• **SET EXERCISE**
Write out each line from the data below that includes the word "with".

Records from a dataset:
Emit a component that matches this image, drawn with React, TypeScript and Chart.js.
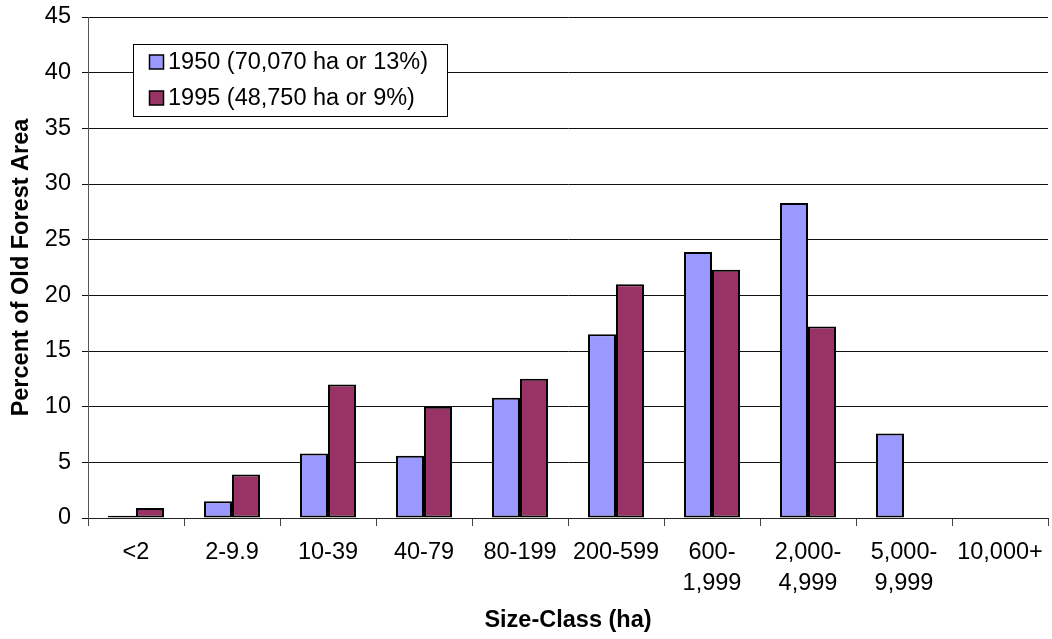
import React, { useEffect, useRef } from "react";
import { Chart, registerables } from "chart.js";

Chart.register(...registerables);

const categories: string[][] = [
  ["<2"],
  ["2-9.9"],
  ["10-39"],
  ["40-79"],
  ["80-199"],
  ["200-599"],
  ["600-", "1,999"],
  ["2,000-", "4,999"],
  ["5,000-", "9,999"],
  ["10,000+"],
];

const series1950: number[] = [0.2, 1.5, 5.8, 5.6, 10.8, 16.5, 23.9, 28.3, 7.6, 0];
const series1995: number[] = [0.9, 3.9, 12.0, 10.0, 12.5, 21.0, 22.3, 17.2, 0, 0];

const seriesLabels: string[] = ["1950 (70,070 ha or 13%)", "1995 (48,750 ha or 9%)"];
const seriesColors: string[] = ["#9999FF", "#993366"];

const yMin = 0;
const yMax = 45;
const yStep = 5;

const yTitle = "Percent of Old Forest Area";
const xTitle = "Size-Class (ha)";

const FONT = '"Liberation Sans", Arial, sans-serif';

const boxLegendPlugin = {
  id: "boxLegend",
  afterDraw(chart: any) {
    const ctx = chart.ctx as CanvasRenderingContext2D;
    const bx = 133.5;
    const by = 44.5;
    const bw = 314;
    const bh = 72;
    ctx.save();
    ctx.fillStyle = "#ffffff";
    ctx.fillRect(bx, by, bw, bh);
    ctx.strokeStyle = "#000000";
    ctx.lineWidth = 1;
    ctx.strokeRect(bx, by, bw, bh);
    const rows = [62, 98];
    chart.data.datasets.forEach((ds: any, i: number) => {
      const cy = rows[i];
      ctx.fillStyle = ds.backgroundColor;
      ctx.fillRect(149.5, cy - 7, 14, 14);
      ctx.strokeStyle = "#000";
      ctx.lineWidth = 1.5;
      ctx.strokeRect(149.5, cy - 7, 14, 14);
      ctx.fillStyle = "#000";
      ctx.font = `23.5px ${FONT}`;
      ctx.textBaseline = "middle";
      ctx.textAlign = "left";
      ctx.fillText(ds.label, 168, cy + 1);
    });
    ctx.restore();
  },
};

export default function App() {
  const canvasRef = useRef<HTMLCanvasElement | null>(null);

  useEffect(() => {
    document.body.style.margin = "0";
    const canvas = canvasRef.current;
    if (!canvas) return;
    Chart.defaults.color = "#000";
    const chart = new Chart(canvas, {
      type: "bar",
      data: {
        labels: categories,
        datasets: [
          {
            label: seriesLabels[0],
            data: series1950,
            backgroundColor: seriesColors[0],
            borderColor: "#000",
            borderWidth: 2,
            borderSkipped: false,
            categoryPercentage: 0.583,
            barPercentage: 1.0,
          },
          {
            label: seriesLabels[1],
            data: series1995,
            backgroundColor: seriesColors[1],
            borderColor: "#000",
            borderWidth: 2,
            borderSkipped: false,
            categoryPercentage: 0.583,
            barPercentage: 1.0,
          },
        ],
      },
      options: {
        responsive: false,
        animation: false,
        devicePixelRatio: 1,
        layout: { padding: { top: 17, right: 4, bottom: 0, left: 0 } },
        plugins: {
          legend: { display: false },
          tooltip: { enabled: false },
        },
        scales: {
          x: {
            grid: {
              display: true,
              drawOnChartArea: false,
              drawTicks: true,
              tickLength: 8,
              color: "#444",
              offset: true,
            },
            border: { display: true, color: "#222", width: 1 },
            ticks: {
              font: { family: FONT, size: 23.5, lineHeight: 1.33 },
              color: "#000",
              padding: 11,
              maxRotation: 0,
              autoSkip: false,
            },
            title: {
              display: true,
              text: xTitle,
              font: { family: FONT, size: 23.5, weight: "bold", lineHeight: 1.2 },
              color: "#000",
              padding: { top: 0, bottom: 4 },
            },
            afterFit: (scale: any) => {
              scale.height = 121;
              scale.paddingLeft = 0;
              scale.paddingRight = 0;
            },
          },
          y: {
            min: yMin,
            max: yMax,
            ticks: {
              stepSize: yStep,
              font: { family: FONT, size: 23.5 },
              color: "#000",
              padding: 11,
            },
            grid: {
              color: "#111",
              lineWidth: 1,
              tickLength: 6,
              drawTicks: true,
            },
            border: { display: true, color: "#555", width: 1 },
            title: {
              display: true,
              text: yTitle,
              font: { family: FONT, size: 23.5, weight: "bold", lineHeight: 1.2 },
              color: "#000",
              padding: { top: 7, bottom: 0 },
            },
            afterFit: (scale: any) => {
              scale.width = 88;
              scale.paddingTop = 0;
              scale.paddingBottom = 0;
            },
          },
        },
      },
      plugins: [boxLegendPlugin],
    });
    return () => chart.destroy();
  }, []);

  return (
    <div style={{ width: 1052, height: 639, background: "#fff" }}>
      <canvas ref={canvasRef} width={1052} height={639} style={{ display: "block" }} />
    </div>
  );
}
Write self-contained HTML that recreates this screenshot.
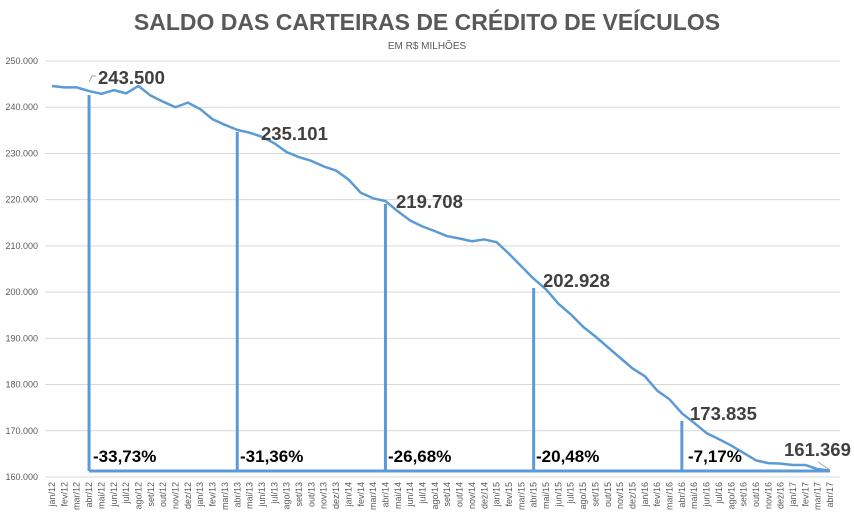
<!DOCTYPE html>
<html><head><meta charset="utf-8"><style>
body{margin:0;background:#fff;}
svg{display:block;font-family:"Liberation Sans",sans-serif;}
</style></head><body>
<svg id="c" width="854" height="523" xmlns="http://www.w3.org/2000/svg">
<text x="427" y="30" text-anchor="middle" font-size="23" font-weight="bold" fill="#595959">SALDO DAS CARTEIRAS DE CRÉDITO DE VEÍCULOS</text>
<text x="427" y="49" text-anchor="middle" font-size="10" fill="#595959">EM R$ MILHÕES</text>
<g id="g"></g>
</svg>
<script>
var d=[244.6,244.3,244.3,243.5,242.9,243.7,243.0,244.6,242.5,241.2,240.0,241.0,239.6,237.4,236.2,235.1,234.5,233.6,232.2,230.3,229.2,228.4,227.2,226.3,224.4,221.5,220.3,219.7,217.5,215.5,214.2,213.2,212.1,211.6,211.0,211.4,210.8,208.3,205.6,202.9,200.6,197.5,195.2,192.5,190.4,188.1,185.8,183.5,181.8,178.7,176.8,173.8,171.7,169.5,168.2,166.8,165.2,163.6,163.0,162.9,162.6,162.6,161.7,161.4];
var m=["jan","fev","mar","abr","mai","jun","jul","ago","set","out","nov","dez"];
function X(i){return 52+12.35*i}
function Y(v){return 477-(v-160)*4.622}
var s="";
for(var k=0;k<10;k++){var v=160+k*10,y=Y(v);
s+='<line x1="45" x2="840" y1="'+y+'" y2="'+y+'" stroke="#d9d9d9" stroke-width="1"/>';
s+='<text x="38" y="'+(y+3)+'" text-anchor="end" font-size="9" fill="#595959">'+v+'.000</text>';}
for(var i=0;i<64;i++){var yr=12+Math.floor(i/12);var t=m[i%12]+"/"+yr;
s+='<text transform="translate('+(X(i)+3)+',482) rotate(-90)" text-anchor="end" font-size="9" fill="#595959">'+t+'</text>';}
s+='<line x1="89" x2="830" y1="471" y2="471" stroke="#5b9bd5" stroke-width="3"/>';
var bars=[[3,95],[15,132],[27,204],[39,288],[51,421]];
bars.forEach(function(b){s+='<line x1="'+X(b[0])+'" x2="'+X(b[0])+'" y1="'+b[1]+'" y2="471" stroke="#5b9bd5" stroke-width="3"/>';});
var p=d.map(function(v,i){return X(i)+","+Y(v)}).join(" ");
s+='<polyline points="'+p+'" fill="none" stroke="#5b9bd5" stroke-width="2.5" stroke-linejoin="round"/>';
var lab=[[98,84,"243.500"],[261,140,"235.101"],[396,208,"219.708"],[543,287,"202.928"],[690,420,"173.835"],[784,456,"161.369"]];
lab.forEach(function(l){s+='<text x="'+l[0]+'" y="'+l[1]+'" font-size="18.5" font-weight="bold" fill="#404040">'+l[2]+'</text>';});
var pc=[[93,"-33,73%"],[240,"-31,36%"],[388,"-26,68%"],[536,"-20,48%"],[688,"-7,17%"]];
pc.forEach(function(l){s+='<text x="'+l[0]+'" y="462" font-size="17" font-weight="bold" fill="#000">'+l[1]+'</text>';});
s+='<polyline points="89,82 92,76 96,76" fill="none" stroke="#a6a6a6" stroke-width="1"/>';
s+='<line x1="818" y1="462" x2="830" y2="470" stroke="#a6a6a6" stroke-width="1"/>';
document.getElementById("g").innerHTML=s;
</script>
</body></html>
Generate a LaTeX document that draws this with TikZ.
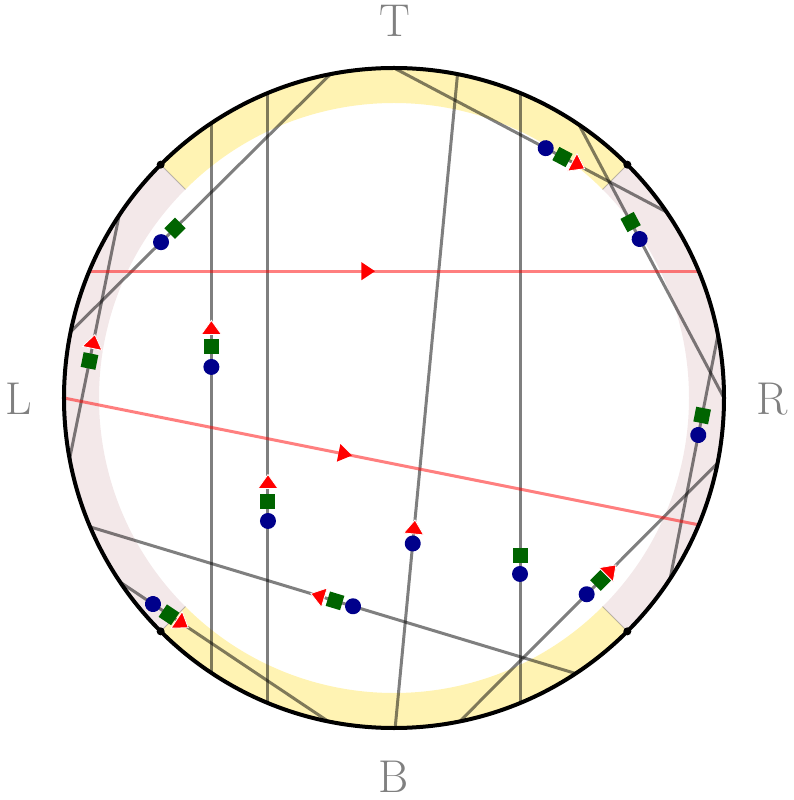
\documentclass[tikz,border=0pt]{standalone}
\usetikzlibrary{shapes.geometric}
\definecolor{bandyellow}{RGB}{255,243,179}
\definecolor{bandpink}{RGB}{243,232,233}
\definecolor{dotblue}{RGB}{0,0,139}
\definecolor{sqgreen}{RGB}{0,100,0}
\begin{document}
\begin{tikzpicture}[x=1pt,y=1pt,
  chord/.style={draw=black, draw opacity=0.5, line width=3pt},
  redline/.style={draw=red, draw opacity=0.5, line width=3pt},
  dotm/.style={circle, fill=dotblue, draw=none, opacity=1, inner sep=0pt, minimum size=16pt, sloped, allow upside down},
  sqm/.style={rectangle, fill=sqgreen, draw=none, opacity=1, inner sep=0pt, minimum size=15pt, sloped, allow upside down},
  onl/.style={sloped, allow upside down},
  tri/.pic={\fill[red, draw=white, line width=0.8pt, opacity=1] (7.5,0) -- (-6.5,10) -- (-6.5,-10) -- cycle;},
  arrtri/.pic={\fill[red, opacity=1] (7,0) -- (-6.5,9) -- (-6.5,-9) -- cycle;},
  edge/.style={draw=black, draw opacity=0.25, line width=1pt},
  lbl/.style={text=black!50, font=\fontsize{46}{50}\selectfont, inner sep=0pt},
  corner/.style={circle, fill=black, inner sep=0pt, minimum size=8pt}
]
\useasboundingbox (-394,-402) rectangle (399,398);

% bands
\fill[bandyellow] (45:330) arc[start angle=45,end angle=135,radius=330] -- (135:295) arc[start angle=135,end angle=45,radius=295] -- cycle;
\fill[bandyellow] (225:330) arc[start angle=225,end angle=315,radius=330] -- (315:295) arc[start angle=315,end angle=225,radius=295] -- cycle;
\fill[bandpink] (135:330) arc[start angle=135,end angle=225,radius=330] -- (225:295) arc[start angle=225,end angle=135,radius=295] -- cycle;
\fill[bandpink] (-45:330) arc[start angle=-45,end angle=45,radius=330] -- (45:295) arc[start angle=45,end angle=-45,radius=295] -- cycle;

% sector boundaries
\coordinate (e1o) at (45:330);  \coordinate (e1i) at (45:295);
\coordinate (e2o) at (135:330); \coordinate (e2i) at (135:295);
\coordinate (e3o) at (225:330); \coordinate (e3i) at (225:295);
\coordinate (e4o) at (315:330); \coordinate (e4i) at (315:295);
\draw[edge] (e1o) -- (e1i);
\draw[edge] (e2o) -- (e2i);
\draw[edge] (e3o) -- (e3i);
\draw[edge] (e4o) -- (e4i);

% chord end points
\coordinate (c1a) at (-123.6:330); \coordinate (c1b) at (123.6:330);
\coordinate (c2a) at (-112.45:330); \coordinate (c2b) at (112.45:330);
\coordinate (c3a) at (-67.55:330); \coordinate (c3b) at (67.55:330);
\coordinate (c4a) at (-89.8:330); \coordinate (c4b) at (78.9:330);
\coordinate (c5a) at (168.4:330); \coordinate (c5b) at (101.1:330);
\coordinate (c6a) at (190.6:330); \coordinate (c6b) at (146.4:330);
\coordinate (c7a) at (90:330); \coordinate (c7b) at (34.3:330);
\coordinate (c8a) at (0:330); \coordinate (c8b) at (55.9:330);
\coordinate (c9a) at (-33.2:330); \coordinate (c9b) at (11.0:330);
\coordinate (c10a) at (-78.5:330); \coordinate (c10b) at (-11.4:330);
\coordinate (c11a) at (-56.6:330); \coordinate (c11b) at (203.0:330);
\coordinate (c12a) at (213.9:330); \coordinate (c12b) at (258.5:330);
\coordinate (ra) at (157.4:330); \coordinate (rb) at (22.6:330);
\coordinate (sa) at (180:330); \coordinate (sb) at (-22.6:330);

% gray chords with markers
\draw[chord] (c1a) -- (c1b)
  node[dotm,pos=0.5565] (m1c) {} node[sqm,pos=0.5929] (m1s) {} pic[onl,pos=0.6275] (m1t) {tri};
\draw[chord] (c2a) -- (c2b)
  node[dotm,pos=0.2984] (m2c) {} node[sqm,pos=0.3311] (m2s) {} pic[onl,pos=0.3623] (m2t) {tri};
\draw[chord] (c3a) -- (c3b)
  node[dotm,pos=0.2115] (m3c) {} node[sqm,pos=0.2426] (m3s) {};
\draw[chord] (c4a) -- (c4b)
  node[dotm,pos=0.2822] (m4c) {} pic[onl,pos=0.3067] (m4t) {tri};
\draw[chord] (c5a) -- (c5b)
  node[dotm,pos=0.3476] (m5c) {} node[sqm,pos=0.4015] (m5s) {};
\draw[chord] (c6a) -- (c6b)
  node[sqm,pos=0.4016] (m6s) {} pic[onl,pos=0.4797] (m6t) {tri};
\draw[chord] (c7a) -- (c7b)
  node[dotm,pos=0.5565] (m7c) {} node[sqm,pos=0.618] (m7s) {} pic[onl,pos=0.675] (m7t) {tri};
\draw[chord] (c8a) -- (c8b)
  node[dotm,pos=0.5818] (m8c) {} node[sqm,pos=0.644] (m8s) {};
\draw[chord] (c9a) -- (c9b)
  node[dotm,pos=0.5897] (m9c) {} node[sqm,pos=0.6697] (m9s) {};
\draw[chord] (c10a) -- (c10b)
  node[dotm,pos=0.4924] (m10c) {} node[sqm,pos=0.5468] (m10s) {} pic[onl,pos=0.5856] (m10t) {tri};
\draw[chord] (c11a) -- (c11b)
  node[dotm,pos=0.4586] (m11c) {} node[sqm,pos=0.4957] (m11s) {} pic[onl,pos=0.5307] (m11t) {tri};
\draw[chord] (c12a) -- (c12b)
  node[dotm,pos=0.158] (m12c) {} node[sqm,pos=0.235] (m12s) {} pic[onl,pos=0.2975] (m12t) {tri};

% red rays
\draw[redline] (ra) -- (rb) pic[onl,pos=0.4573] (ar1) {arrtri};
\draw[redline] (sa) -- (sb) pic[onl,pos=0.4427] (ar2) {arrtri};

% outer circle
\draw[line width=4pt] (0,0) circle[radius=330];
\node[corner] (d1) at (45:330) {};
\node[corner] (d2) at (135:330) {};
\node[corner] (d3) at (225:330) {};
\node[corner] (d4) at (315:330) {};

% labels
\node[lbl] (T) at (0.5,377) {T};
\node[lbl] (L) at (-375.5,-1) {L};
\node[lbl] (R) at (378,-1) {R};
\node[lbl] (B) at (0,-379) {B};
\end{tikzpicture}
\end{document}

• **SOLUTION**
Emit a component that matches this image, drawn with React, TypeScript and Chart.js.
Generate a LaTeX document that draws this with TikZ.
% gray chords with markers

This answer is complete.